Hippocrates

Couldn’t resist! I went to Perplexity, an AI model easily available on the internet, and asked, “who said ‘That which is used develops….’. The link to Perplexity will show you what I got back. Basically, the machine quoted the Greek physician and gave several images.

I remember seeing something on TV, some kind of Public Service Announcement (PSA) when I was very young with a character on the screen carrying something. The message was that people need to get out of the house exercise and build their muscles.

Your brain isn’t a muscle, but it requires constant use and development! What is the impact of Artificial Intelligence (AI), doing for your brain what you could do yourself? If we don’t exercise our skills, what happens to those skills?

“Oh, but AI will allow each of us to no longer concentrate our efforts on mundane tasks which will allow us to concentrate our efforts on our own desires!” That doesn’t sound like a good thing to me considering Hippocrates’ quote.

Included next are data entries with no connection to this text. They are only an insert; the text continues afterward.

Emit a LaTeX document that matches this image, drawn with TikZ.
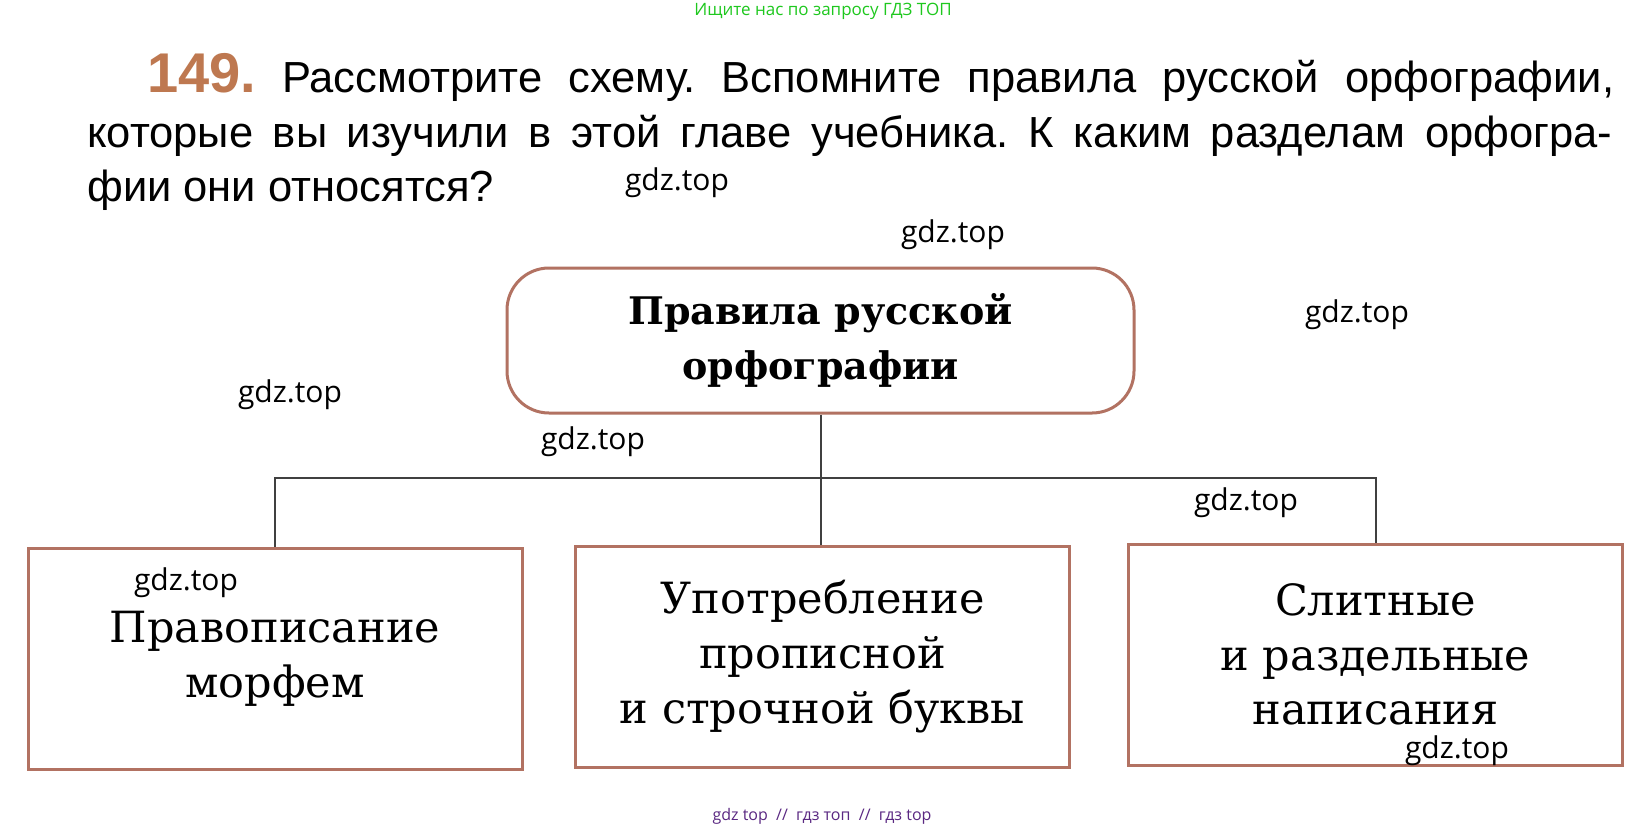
\documentclass[tikz,border=0pt]{standalone}
\usepackage{fontspec}
\setmainfont{DejaVu Serif}
\newfontfamily\headfont{Liberation Sans}
\newfontfamily\wmfont{Open Sans}
\usetikzlibrary{positioning}
\definecolor{framebrown}{RGB}{178,114,98}
\definecolor{numbrown}{RGB}{190,120,80}
\definecolor{wmgreen}{RGB}{30,200,30}
\definecolor{wmpurple}{RGB}{90,40,130}
\frenchspacing

\begin{document}
\begin{tikzpicture}[x=1pt,y=-1pt,
	leafbox/.style={draw=framebrown,line width=3pt,minimum width=494pt,minimum height=221pt,inner sep=0pt,align=center,font=\fontsize{43}{54.6}\selectfont},
	headbox/.style={leafbox,rounded corners=42pt,minimum width=627pt,minimum height=145pt,font=\fontsize{38}{55}\selectfont\bfseries},
	headline/.style={anchor=base west,inner sep=0pt,font=\headfont\fontsize{43.5}{43.5}\selectfont},
	wm/.style={inner sep=0pt,font=\wmfont\fontsize{30}{30}\selectfont},
	link/.style={draw=black!75,line width=2pt}]
	\useasboundingbox (0,0) rectangle (1646,831);
	\fill[white] (0,0) rectangle (1646,831);
	\node[wm,text=wmgreen,font=\wmfont\fontsize{17}{17}\selectfont] (ask) at (823,11) {Ищите нас по запросу ГДЗ ТОП};
	\node[headline] (line1) at (147,92) {\makebox[1467pt][s]{{\bfseries\fontsize{56}{56}\selectfont\color{numbrown}149.} Рассмотрите схему. Вспомните правила русской орфографии,}};
	\node[headline] (line2) at (87,147) {\makebox[1525pt][s]{которые вы изучили в этой главе учебника. К каким разделам орфогра-}};
	\node[headline] (line3) at (87,201) {фии они относятся?};
	\node[headbox] (rules) at (820.5,340.5) {Правила русской\\орфографии};
	\node[leafbox] (morph) at (275,658.5) {Правописание\\морфем};
	\node[leafbox] (caps) at (822.5,656.5) {Употребление\\прописной\\и строчной буквы};
	\node[leafbox] (split) at (1375.5,654.5) {Слитные\\и раздельные\\написания};
	\coordinate (fork) at (820.5,478);
	\draw[link] (rules) -- (fork);
	\draw[link] (morph.north) |- (fork);
	\draw[link] (split.north) |- (fork);
	\draw[link] (fork) -- (fork |- caps.north);
	\node[wm] (wm1) at (677,183) {gdz.top};
	\node[wm] (wm2) at (953,235) {gdz.top};
	\node[wm] (wm3) at (1357,315) {gdz.top};
	\node[wm] (wm4) at (290,395) {gdz.top};
	\node[wm] (wm5) at (593,442) {gdz.top};
	\node[wm] (wm6) at (1246,503) {gdz.top};
	\node[wm] (wm7) at (186,583) {gdz.top};
	\node[wm] (wm8) at (1457,751) {gdz.top};
	\node[wm,text=wmpurple,font=\wmfont\fontsize{16}{16}\selectfont] (foot) at (822,816) {gdz top \ // \ гдз топ \ // \ гдз top};
\end{tikzpicture}
\end{document}
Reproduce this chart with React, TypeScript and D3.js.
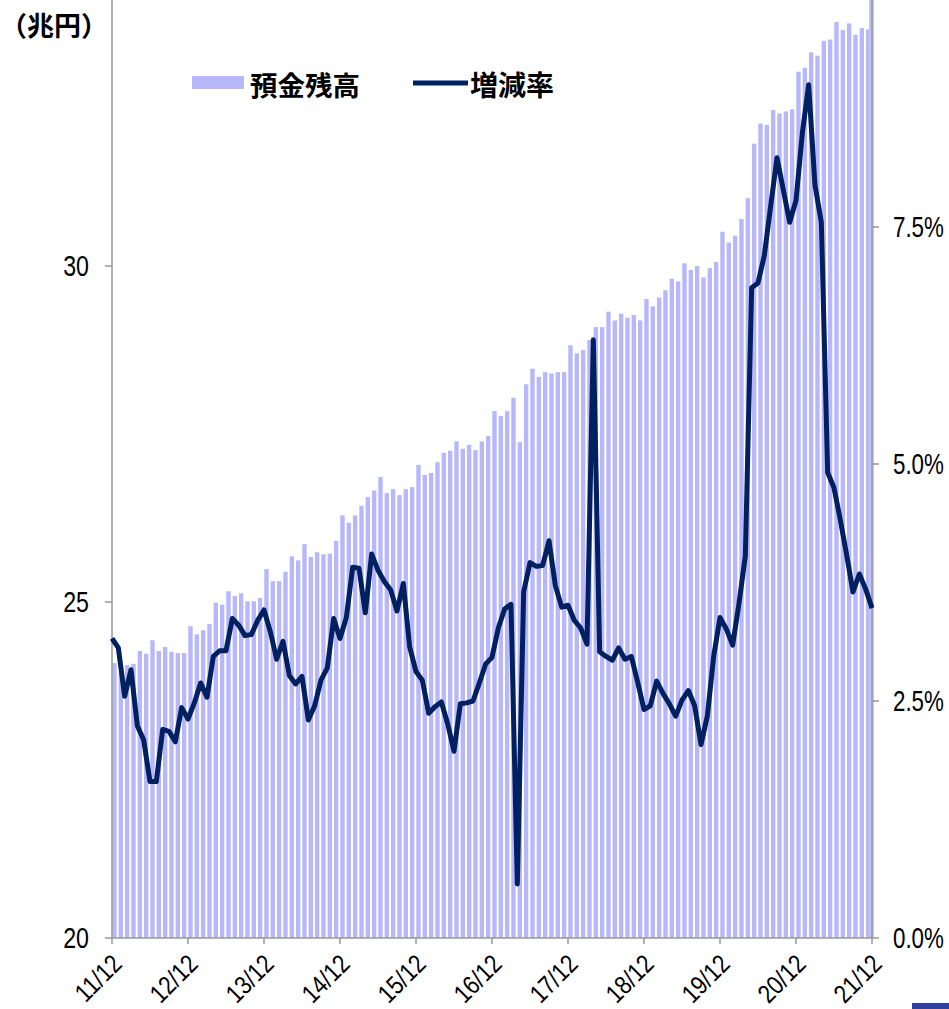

I was born in the early fifties. There’s been a TV in every dwelling place I have ever used. Even before the time I was an “adult” in the military, I started interacting with a computer during high school. Our school district put in teletype-style terminals in my school that students could use to connect with a refrigerator-sized computer miles away. I would pick up the telephone, dial (rotary dial) the number I was provided, and then lay the handset into an acoustically coupled modem that would give me a 300 baud connection!

Wow! I could access a computer in 1970! I could program it! I could spend time on it! I could communicate with others on it! I could not believe ALL the things I could do with this new tool! Wow!

I wondered what I could do with it. I decided I would try to build a program in the one programming language available, BASIC. So, I designed, programmed and shared a program that would play Three Dimensional Tic-Tac-Toe. I was impressed. It may have taken 15 minutes to list the program in full on the teletype terminal, but it was mine. I felt a sense of accomplishment.

But there were downsides also. My senior year of ’70-’71 gave me an opportunity to do other work extensively on the computer. I loved it! I loved it so much, that I signed up for easy classes so I could spend more time on the school terminals. I used all three at different times: the one in the AV room, the one in the temporary buildings out behind the school, and the one in the back of Mr. Tracey’s classroom.

I had a pretty good grades until that year. I graduated with a 1.8 GPA and went into the Air Force. Got trained and got to work on a larger computer that was on every base.

I applied and was accepted to attend the Air Force Academy Preparatory School to prove that the GPA I graduated from high school with did not reflect my true abilities my SAT scores showed. I did well there without the distractions I had come to use and entered the USAF Academy in the class of ’77.

I quit the USAF Academy after my first semester where I made the Dean’s list and the Commandant’s list. In February ’74, I got married and started a family back in the Air Force. I found myself watching too much TV over time. I had a good life, but I continued to be distracted by all I could learn on the TV. I watched too much.

I eventually became a gunner on B-52D models and had a couple of kids. Busy! No time for computers. Later, after a divorce and a new wife, I retired from the Air Force and found a job as a Unix systems administrator.

I still liked to learn new things, but my programming skills began to be outdated. I never really was a good programmer because I didn’t use those skills and they wasted away.

What skills will be lost as we turn over our responsibilities to AI?

One thought on “Hippocrates

  1. Wow! What an absolutely stellar assessment of just a few of the negatives to AI and, indeed, computers. AI can be a servant but many of us know that it won’t be used that way. Computers, again a great servant, BUT like most things, become huge time sinks.